SF has a fat history of “aliens kick our butts yet we somehow persevere” stories. Sometimes the technological divide we manage to surmount is unbelievably against us, as in the hit movie “Independence Day.” Why is it that the same group that sees excitement, challenge and ultimate victory against superior alien forces devolves into a pool of quivering jelly when that threat is to nanotech, biotech or robotic? Why, when a desire for nostalgia settled on the field, did we lose sight of a rich history of confronting the frightening other?
My first thought was there’s a difference between then and now. Now we will actually have to live with that “other,” the nanotech, the AI. It’s not some remote, imagined fiend that doesn’t really count because it doesn’t–or won’t–exist. But when I think about the extent that SF (or any literature) is about the time and culture in which it is written, those stories in which humans confronted powerful aliens are really about the Cold War: China, Russia, the A bomb, the H bomb, our own internal struggles with Communists and the Un-American Activities Commission, and the possibility that we would end all life as we know it. All very real for their time, neither more nor less threatening than being attacked by rogue androids.
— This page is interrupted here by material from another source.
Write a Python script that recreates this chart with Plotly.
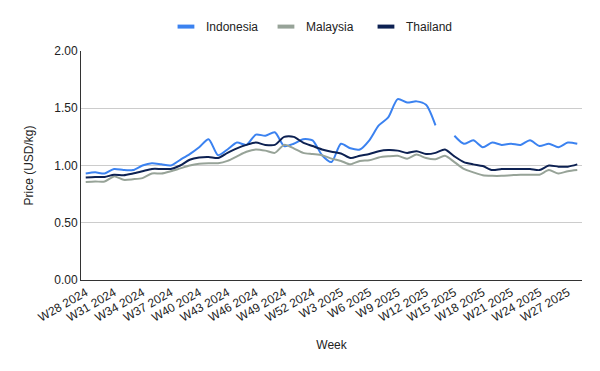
import plotly.graph_objects as go

weeks = [f"W{w} 2024" for w in range(28, 53)] + [f"W{w} 2025" for w in range(1, 29)]

indonesia = [0.93, 0.94, 0.93, 0.97, 0.96, 0.96, 1.00, 1.02, 1.01, 1.00,
             1.05, 1.10, 1.16, 1.23, 1.09, 1.14, 1.20, 1.18, 1.27, 1.26,
             1.29, 1.17, 1.19, 1.23, 1.22, 1.09, 1.03, 1.19, 1.15, 1.14,
             1.22, 1.35, 1.42, 1.58, 1.55, 1.56, 1.53, 1.35, None, 1.26,
             1.19, 1.22, 1.16, 1.20, 1.18, 1.19, 1.18, 1.22, 1.17, 1.19,
             1.16, 1.20, 1.19]
malaysia = [0.855, 0.86, 0.86, 0.905, 0.875, 0.88, 0.89, 0.93, 0.93, 0.95,
            0.975, 1.00, 1.015, 1.02, 1.02, 1.04, 1.08, 1.12, 1.14, 1.13,
            1.11, 1.18, 1.15, 1.11, 1.10, 1.09, 1.06, 1.04, 1.01, 1.04,
            1.045, 1.07, 1.08, 1.085, 1.06, 1.095, 1.065, 1.055, 1.085, 1.03,
            0.97, 0.94, 0.915, 0.91, 0.91, 0.915, 0.92, 0.92, 0.92, 0.96,
            0.93, 0.95, 0.96]
thailand = [0.895, 0.90, 0.90, 0.92, 0.915, 0.93, 0.95, 0.97, 0.97, 0.97,
            1.00, 1.05, 1.07, 1.075, 1.065, 1.11, 1.15, 1.18, 1.20, 1.18,
            1.18, 1.25, 1.25, 1.20, 1.17, 1.14, 1.12, 1.105, 1.065, 1.085,
            1.10, 1.125, 1.135, 1.13, 1.11, 1.125, 1.10, 1.11, 1.14, 1.08,
            1.03, 1.01, 0.995, 0.96, 0.97, 0.97, 0.97, 0.97, 0.96, 1.00,
            0.99, 0.99, 1.01]

series = [("Indonesia", indonesia, "#3b82f0"),
          ("Malaysia", malaysia, "#97a398"),
          ("Thailand", thailand, "#0d2152")]

tick_labels = weeks[::3][:18]

fig = go.Figure()
for name, vals, col in series:
    fig.add_trace(go.Scatter(x=weeks, y=vals, mode="lines", name=name,
                             line=dict(color=col, width=2, shape="spline", smoothing=0.7),
                             connectgaps=False, showlegend=False))
for name, vals, col in series:
    fig.add_trace(go.Scatter(x=[None], y=[None], mode="markers", name=name,
                             marker=dict(symbol="line-ew-open", size=12, color=col,
                                         line=dict(width=4, color=col)),
                             showlegend=True))

fig.update_layout(
    width=600, height=371,
    margin=dict(l=73, r=26, t=43, b=99, autoexpand=False),
    paper_bgcolor="white", plot_bgcolor="white",
    font=dict(family="Liberation Sans, Arial, sans-serif", size=12, color="#222"),
    legend=dict(orientation="h", x=0.469, xanchor="center", y=0.989, yanchor="top",
                yref="container", font=dict(size=12, color="#222"),
                itemwidth=30, tracegroupgap=0, entrywidth=55, entrywidthmode="pixels"),
    xaxis=dict(type="category", categoryorder="array", categoryarray=weeks,
               tickvals=tick_labels, ticktext=tick_labels, tickangle=-30,
               showgrid=False, showline=True, linecolor="#333", linewidth=1,
               ticks="", range=[-0.5, len(weeks) - 0.5], automargin=False,
               title=dict(text="Week", font=dict(size=12), standoff=17)),
    yaxis=dict(range=[0, 2], tickvals=[0, 0.5, 1.0, 1.5, 2.0],
               tickformat=".2f", showgrid=True, gridcolor="#cccccc", gridwidth=1,
               showline=True, linecolor="#333", linewidth=1, zeroline=False,
               ticks="", automargin=False,
               title=dict(text="Price (USD/kg)", font=dict(size=12), standoff=18)),
)

fig.write_html("out.html")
Why did the SF writers of the 1950’s and 1950’s respond with vigor and imagination while current SF turns its back on the future? Sadly, I’m left without a theory.
The idea that we will be rendered obsolete doesn’t depress me. It would except that event is still far enough in the future, dimly seen, that I don’t care much. What depresses me is the response of the science fiction writing community. “The future is going to be miserable. We’re going to lie down and let it roll over us. For as long as we can, we’re going to dwell in a righteous past that we’ve created out of our own fertile imaginations and ignore that inimical future until its too late to do anything about it. Then we’ll moan about how unjust the universe is.”
That might be OK for some. For myself, I’d rather go down fighting. And maybe, just maybe, the reason why there are so few readers of short SF left is because everyone who left the auditorium already feels the same way. Short fantasy has never been very successful. When I want to escape the world and glide under the warm comforter of nostalgia, I want to spend a lot of time there. Thus, BFF–the Big, Fat Fantasy. Maybe you can’t adequately satisfy someone who reads for comfort in the short format. And maybe its time we stopped trying.